Two weeks ago I wrote about how one of my clients has embraced empathy as core to their business strategy. How seeing through customers’ eyes, thinking in their minds, and feeling with their hearts will allow them to interact, connect and satisfy needs at a much deeper level.
So of course the visionaries at Facebook have just announced a breathtakingly efficient way to accomplish these same things.
Click a button.
That’s right. If you should experience a death in the family, all I have to do for you to be deeply touched by how I share in your suffering is click. If only the Buddha had had such a tool.
Facebook CEO Mark Zuckerberg explains:
“What people really want is the ability to express empathy. Not every moment is a good moment.”

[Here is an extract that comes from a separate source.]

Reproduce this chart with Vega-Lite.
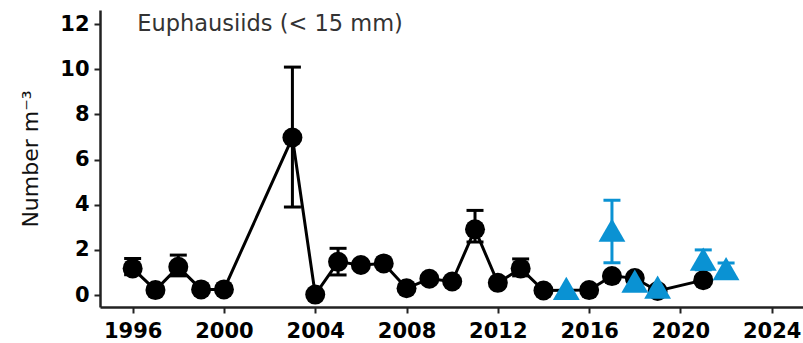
{
  "$schema": "https://vega.github.io/schema/vega-lite/v6.json",
  "width": 703,
  "height": 297,
  "autosize": {"type": "none"},
  "padding": {"left": 100, "top": 10, "right": 0, "bottom": 36},
  "background": "white",
  "config": {
    "view": {"stroke": null},
    "axis": {
      "grid": false,
      "domainColor": "#222222",
      "domainWidth": 2.5,
      "tickColor": "#222222",
      "tickWidth": 2,
      "tickSize": 6,
      "labelFont": "DejaVu Sans",
      "labelFontSize": 21,
      "labelFontWeight": "bold",
      "labelColor": "#000000",
      "titleFont": "DejaVu Sans",
      "titleFontSize": 22,
      "titleFontWeight": "normal",
      "titleColor": "#111111"
    }
  },
  "datasets": {
    "counts": [
      {"year": 1996, "value": 1.18, "lo": 0.9, "hi": 1.62, "series": "A"},
      {"year": 1997, "value": 0.22, "series": "A"},
      {"year": 1998, "value": 1.25, "lo": 0.85, "hi": 1.77, "series": "A"},
      {"year": 1999, "value": 0.25, "series": "A"},
      {"year": 2000, "value": 0.25, "series": "A"},
      {"year": 2003, "value": 6.98, "lo": 3.9, "hi": 10.1, "series": "A"},
      {"year": 2004, "value": 0.02, "series": "A"},
      {"year": 2005, "value": 1.47, "lo": 0.89, "hi": 2.07, "series": "A"},
      {"year": 2006, "value": 1.33, "series": "A"},
      {"year": 2007, "value": 1.4, "series": "A"},
      {"year": 2008, "value": 0.3, "series": "A"},
      {"year": 2009, "value": 0.72, "series": "A"},
      {"year": 2010, "value": 0.6, "series": "A"},
      {"year": 2011, "value": 2.91, "lo": 2.35, "hi": 3.75, "series": "A"},
      {"year": 2012, "value": 0.54, "series": "A"},
      {"year": 2013, "value": 1.18, "lo": 0.85, "hi": 1.6, "series": "A"},
      {"year": 2014, "value": 0.2, "series": "A"},
      {"year": 2016, "value": 0.22, "series": "A"},
      {"year": 2017, "value": 0.84, "series": "A"},
      {"year": 2018, "value": 0.75, "series": "A"},
      {"year": 2019, "value": 0.18, "series": "A"},
      {"year": 2021, "value": 0.66, "series": "A"},
      {"year": 2015, "value": 0.3, "series": "B"},
      {"year": 2017, "value": 2.88, "lo": 1.43, "hi": 4.2, "series": "B"},
      {"year": 2018, "value": 0.62, "series": "B"},
      {"year": 2019, "value": 0.35, "series": "B"},
      {"year": 2021, "value": 1.59, "lo": 1.12, "hi": 2.0, "series": "B"},
      {"year": 2022, "value": 1.17, "lo": 0.85, "hi": 1.42, "series": "B"}
    ],
    "label": [
      {"year": 1996.2, "value": 12, "text": "Euphausiids (< 15 mm)"}
    ]
  },
  "layer": [
    {
      "data": {"name": "counts"},
      "transform": [{"filter": "datum.series === 'A'"}],
      "mark": {"type": "line", "color": "#000000", "strokeWidth": 3},
      "encoding": {
        "x": {
          "field": "year", "type": "quantitative",
          "scale": {"domain": [1994.57, 2025.37], "nice": false, "zero": false},
          "axis": {"values": [1996, 2000, 2004, 2008, 2012, 2016, 2020, 2024], "format": "d", "labelPadding": 7, "title": null}
        },
        "y": {
          "field": "value", "type": "quantitative",
          "scale": {"domain": [-0.53, 12.63], "nice": false, "zero": false},
          "axis": {"values": [0, 2, 4, 6, 8, 10, 12], "labelPadding": 5, "title": "Number m⁻³", "titlePadding": 17}
        },
        "order": {"field": "year", "type": "quantitative"}
      }
    },
    {
      "data": {"name": "counts"},
      "transform": [{"filter": "isValid(datum.hi)"}],
      "mark": {"type": "rule", "strokeWidth": 3},
      "encoding": {
        "x": {"field": "year", "type": "quantitative"},
        "y": {"field": "lo", "type": "quantitative"},
        "y2": {"field": "hi"},
        "color": {"field": "series", "type": "nominal", "scale": {"domain": ["A", "B"], "range": ["#000000", "#0a92d3"]}, "legend": null}
      }
    },
    {
      "data": {"name": "counts"},
      "transform": [{"filter": "isValid(datum.hi)"}],
      "mark": {"type": "tick", "orient": "horizontal", "size": 17, "thickness": 3, "opacity": 1},
      "encoding": {
        "x": {"field": "year", "type": "quantitative"},
        "y": {"field": "hi", "type": "quantitative"},
        "color": {"field": "series", "type": "nominal", "legend": null}
      }
    },
    {
      "data": {"name": "counts"},
      "transform": [{"filter": "isValid(datum.lo)"}],
      "mark": {"type": "tick", "orient": "horizontal", "size": 17, "thickness": 3, "opacity": 1},
      "encoding": {
        "x": {"field": "year", "type": "quantitative"},
        "y": {"field": "lo", "type": "quantitative"},
        "color": {"field": "series", "type": "nominal", "legend": null}
      }
    },
    {
      "data": {"name": "counts"},
      "transform": [{"filter": "datum.series === 'A'"}],
      "mark": {"type": "point", "shape": "circle", "filled": true, "size": 400, "color": "#000000", "opacity": 1},
      "encoding": {
        "x": {"field": "year", "type": "quantitative"},
        "y": {"field": "value", "type": "quantitative"}
      }
    },
    {
      "data": {"name": "counts"},
      "transform": [{"filter": "datum.series === 'B'"}],
      "mark": {"type": "point", "shape": "triangle-up", "filled": true, "size": 720, "color": "#0a92d3", "opacity": 1},
      "encoding": {
        "x": {"field": "year", "type": "quantitative"},
        "y": {"field": "value", "type": "quantitative"}
      }
    },
    {
      "data": {"name": "label"},
      "mark": {"type": "text", "align": "left", "baseline": "middle", "font": "DejaVu Sans", "fontSize": 22.5, "color": "#333333"},
      "encoding": {
        "x": {"field": "year", "type": "quantitative"},
        "y": {"field": "value", "type": "quantitative"},
        "text": {"field": "text"}
      }
    }
  ]
}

Yes, not every moment is a good moment.
And the reactions?
Susan Pinker in The Globe and Mail writes:
“Clicking an icon on Facebook to express empathy has to be the laziest, most inadequate reaction to other people’s misfortune. You could call and listen to what’s wrong. Better still, invite them over for a meal. If they’re not up to going out, you could bring over their favourite foods, send flowers or a handwritten note. An e-mail offering sympathy might be appreciated if you’re far away and the message is heartfelt. In it you could ask how you can help.”
Roman Krznaric in The Guardian weighs in:
“Clicking a button as an act of empathy represents the worst kind of digital slacktivism. It substitutes genuine action in the real world for a momentary online act that might salve the conscience but does little else.”

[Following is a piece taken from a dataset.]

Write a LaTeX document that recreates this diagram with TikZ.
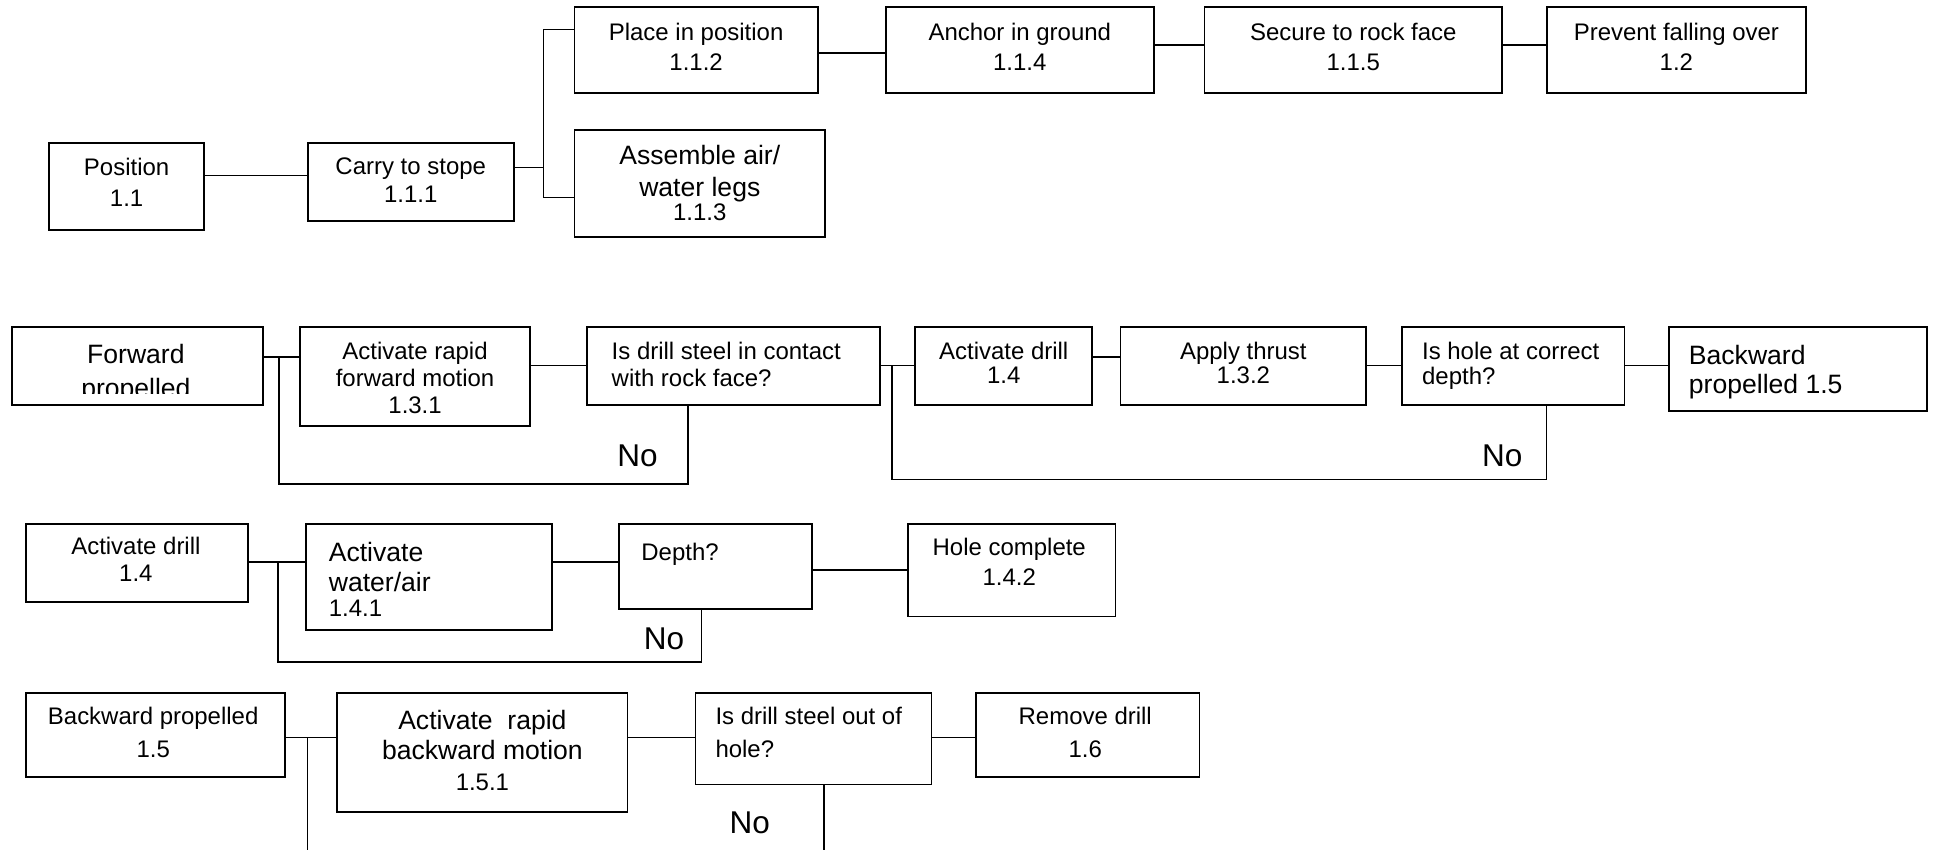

Gail Rosenblum of The Minneapolis Star Tribune adds:
“Facebook already has a wonderful, and underutilized, empathy button. It’s called “log out,” and it’s very easy to use. You simply click on it, and you immediately return to the real world, which is full of people who likely aren’t always enjoying good moments.”
Maybe I should be celebrating this. If companies adopt this click-to-empathize approach, then I’m betting the farm that my client’s commitment to empathy sets them apart in a big way.